Beneath this line sits some data. Return only its lines from the one holding "Rebuild this chart" through the one holding "color = d3.scaleOrdinal().domain(categories).range(palette);", inclusive, exactly, with the images removed.

(Figure scripts)
----
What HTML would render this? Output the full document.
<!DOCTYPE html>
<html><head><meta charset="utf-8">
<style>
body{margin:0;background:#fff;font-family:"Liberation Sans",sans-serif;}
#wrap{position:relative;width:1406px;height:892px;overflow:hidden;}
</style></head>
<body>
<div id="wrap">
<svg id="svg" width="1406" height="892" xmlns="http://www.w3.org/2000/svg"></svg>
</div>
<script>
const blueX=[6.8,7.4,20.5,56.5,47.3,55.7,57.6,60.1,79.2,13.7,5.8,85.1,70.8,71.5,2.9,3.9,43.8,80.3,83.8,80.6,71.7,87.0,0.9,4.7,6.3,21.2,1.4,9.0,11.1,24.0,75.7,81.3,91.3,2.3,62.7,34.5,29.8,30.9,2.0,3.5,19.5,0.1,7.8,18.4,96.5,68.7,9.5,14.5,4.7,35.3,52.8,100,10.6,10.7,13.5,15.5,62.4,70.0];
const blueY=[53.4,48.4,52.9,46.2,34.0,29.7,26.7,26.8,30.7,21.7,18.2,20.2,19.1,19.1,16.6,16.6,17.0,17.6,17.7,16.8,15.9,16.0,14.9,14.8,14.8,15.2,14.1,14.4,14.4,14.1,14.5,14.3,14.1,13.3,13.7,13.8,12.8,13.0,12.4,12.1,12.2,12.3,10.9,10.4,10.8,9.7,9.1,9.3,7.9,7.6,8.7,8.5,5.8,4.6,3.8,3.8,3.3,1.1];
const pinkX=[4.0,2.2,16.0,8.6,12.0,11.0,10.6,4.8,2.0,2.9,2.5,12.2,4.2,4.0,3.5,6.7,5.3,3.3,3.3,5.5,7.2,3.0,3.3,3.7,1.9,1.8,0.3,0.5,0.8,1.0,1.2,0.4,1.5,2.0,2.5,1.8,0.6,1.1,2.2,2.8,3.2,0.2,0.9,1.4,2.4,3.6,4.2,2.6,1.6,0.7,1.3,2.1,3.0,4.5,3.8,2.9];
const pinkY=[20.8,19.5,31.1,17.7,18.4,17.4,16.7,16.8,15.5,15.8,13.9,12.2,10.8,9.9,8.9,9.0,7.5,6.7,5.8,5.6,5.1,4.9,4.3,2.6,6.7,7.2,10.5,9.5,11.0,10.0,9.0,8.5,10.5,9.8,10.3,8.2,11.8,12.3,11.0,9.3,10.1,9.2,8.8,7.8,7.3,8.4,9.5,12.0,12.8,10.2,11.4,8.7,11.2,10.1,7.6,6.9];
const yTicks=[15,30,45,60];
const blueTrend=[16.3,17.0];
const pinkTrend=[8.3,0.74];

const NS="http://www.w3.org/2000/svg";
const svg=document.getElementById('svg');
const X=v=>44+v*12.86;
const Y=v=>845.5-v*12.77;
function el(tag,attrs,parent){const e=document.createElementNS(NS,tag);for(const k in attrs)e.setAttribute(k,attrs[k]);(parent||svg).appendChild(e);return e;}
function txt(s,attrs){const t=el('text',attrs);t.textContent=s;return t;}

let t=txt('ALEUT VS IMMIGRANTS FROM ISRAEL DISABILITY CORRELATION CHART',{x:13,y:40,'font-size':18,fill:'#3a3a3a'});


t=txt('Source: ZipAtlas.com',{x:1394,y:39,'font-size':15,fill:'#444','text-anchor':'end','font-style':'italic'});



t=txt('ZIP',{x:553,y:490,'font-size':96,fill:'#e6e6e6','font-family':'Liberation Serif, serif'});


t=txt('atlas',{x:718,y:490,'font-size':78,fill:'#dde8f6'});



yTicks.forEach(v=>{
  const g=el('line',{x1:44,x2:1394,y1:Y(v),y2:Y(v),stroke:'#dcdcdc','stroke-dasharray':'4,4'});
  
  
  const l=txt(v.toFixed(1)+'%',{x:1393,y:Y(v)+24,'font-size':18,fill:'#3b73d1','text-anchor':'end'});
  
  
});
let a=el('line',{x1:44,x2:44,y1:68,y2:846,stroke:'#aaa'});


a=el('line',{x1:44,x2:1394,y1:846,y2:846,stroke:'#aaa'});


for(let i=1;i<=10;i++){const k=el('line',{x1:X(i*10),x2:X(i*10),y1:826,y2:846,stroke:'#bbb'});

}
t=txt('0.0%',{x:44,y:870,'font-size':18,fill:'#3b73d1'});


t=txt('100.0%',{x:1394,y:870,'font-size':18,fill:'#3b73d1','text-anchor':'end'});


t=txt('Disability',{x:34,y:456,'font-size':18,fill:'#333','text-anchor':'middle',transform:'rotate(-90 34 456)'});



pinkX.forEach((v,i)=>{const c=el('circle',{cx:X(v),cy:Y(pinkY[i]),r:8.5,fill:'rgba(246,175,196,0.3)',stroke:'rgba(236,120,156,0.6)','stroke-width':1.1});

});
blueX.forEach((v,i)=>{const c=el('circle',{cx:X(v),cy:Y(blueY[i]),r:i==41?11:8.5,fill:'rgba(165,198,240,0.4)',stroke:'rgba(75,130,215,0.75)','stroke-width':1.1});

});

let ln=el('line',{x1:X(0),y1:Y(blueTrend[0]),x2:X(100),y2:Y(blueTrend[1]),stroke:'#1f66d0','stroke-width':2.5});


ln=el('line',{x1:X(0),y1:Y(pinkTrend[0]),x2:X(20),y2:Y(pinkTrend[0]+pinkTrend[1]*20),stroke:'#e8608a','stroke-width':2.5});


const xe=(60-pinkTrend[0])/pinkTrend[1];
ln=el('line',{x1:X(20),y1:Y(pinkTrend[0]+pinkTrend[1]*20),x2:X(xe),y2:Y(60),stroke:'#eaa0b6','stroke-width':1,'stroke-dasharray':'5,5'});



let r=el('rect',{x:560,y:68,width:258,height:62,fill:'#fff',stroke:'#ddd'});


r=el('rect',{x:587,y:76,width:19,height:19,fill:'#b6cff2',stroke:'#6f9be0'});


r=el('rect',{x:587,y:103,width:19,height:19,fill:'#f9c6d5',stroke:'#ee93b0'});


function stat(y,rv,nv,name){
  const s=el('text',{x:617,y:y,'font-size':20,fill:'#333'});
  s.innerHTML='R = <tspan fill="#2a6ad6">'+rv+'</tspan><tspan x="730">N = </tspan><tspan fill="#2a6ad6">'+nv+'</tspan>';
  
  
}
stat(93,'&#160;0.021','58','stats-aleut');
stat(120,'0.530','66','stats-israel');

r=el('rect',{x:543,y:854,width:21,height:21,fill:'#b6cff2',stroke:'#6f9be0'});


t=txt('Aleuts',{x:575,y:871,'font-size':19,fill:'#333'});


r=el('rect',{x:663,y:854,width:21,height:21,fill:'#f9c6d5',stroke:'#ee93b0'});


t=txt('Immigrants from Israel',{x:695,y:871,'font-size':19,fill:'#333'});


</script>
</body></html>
----
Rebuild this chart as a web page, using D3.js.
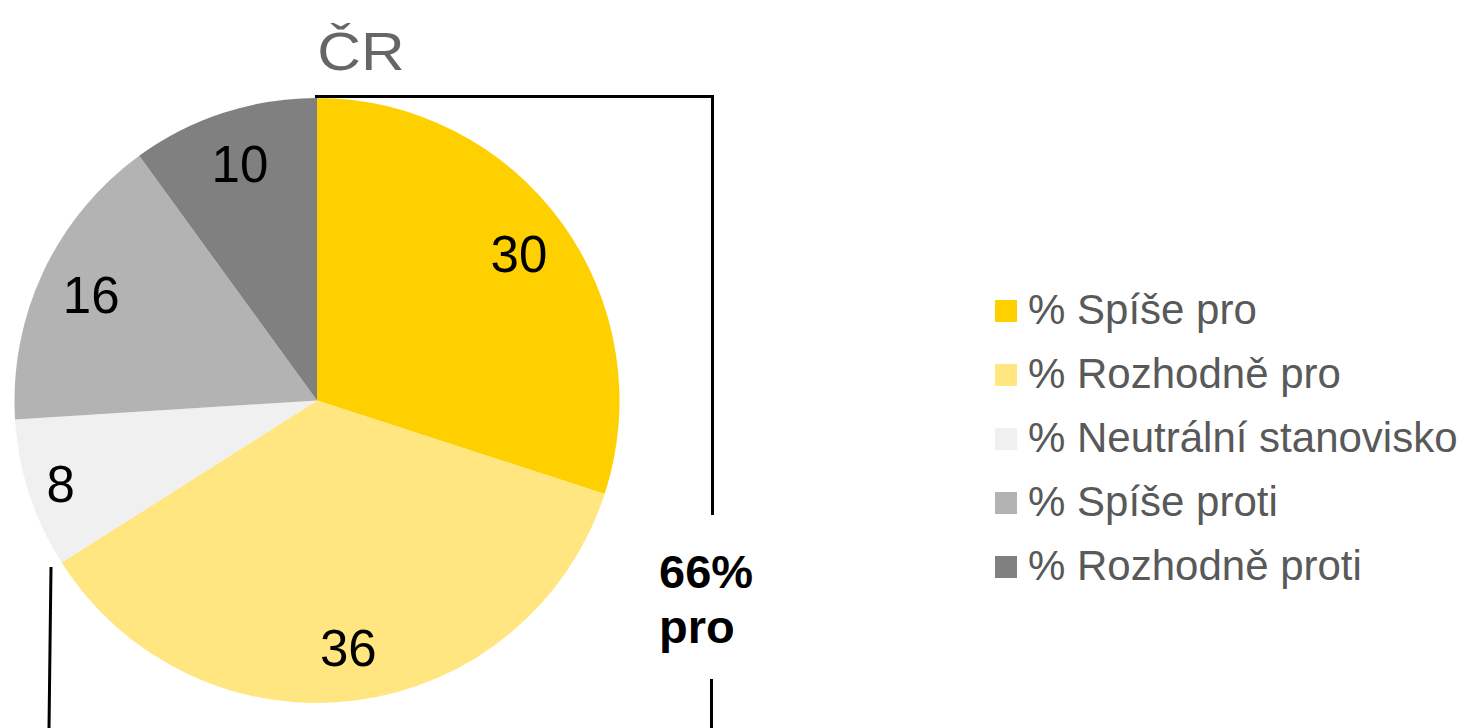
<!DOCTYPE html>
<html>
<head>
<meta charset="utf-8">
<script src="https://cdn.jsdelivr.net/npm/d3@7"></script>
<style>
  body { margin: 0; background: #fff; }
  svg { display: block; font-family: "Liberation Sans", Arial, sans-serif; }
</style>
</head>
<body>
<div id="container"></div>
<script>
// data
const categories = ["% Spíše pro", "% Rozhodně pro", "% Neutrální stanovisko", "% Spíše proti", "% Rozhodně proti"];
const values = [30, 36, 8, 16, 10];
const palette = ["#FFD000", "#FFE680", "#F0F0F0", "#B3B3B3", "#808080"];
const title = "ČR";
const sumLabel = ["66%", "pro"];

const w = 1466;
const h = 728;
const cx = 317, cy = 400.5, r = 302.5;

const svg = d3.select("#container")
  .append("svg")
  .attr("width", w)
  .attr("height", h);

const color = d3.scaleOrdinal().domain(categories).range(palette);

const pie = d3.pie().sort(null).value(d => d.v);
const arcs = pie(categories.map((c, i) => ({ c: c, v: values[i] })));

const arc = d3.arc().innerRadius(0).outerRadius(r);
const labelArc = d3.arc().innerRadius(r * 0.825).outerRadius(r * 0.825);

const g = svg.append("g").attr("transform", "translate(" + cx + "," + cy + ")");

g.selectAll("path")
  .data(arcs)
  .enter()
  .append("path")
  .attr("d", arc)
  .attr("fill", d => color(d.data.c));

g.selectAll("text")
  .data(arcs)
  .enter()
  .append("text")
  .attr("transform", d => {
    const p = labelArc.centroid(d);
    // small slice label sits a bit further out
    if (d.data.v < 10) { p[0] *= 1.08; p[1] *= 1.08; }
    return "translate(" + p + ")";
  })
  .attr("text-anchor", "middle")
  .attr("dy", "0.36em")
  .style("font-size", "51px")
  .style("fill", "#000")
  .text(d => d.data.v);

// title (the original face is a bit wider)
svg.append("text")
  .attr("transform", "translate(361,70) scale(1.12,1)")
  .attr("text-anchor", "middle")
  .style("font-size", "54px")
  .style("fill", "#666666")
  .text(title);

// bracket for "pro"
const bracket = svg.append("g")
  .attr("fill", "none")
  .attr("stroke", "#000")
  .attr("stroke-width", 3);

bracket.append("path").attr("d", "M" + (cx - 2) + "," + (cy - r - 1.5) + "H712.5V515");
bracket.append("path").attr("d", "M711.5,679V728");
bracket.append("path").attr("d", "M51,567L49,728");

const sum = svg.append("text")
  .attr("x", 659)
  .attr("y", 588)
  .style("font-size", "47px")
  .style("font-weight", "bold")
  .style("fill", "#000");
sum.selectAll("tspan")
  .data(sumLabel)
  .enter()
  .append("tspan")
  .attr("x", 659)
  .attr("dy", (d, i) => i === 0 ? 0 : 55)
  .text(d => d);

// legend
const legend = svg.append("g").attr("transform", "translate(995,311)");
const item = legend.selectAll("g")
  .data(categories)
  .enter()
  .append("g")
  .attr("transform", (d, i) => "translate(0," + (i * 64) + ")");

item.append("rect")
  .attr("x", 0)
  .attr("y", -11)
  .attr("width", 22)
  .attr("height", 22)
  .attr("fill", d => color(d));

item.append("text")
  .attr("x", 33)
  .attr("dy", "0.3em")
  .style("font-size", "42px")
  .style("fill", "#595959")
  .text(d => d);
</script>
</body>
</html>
----
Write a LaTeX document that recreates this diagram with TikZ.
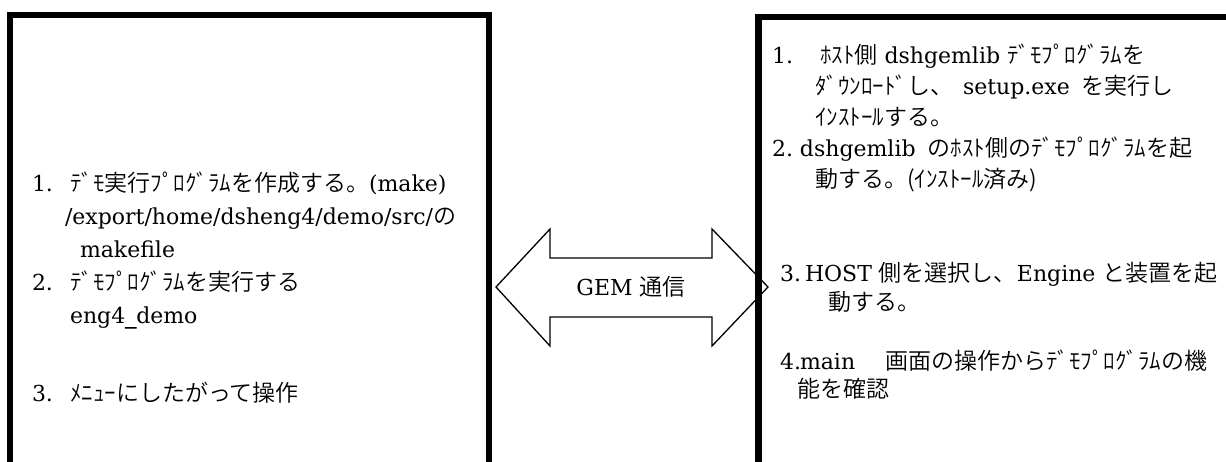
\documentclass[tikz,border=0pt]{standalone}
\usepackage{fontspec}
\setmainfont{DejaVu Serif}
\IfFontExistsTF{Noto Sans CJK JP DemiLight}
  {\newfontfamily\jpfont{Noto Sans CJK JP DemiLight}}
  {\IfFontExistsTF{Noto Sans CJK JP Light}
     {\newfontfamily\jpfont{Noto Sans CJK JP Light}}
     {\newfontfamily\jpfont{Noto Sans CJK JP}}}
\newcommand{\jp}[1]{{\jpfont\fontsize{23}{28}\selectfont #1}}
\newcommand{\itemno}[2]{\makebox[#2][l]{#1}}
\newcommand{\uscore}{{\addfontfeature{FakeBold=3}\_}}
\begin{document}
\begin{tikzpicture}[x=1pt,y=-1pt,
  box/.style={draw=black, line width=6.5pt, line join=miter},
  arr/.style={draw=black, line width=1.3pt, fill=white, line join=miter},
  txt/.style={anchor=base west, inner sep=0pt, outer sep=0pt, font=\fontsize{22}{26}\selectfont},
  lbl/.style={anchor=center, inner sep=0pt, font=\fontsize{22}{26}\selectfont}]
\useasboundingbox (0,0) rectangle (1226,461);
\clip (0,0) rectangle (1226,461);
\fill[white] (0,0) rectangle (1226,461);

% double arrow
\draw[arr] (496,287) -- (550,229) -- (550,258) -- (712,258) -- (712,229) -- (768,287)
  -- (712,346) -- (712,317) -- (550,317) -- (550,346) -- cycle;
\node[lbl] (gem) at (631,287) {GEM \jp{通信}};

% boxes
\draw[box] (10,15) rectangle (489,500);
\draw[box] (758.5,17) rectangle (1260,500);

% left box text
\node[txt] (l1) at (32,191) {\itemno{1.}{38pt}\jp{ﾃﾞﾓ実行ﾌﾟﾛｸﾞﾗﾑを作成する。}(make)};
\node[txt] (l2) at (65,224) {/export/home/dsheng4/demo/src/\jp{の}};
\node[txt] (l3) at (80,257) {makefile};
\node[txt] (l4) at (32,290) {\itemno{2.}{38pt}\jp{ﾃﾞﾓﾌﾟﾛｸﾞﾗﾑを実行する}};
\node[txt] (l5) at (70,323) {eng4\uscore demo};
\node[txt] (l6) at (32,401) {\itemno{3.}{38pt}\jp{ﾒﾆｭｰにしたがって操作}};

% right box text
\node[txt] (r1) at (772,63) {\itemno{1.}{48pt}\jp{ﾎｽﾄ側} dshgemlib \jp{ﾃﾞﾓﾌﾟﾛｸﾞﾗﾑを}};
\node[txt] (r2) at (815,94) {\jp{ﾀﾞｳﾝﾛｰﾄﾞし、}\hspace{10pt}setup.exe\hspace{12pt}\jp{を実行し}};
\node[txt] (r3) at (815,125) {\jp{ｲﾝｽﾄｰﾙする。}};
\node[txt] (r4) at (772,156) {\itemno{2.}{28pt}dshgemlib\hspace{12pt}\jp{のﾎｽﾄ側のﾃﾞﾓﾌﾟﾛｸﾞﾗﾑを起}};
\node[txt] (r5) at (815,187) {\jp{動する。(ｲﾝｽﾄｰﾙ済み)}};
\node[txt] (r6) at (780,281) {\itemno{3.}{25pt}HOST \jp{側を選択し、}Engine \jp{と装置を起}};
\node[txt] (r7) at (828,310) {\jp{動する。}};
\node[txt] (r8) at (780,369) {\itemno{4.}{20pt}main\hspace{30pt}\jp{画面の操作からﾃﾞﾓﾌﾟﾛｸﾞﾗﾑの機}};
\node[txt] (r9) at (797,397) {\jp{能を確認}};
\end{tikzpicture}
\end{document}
----
RESPONSE FOR THIS EXERCISE =
Rebuild this chart as a web page, using D3.js.
<!DOCTYPE html>
<html>
<head>
<meta charset="utf-8">
<script src="https://cdn.jsdelivr.net/npm/d3@7"></script>
<style>
  body { margin: 0; background: #fff; }
  svg { display: block; font-family: "Liberation Sans", Arial, sans-serif; }
</style>
</head>
<body>
<div id="container"></div>
<script>
// data
const categories = ["% Spíše pro", "% Rozhodně pro", "% Neutrální stanovisko", "% Spíše proti", "% Rozhodně proti"];
const values = [30, 36, 8, 16, 10];
const palette = ["#FFD000", "#FFE680", "#F0F0F0", "#B3B3B3", "#808080"];
const title = "ČR";
const sumLabel = ["66%", "pro"];

const w = 1466;
const h = 728;
const cx = 317, cy = 400.5, r = 302.5;

const svg = d3.select("#container")
  .append("svg")
  .attr("width", w)
  .attr("height", h);

const color = d3.scaleOrdinal().domain(categories).range(palette);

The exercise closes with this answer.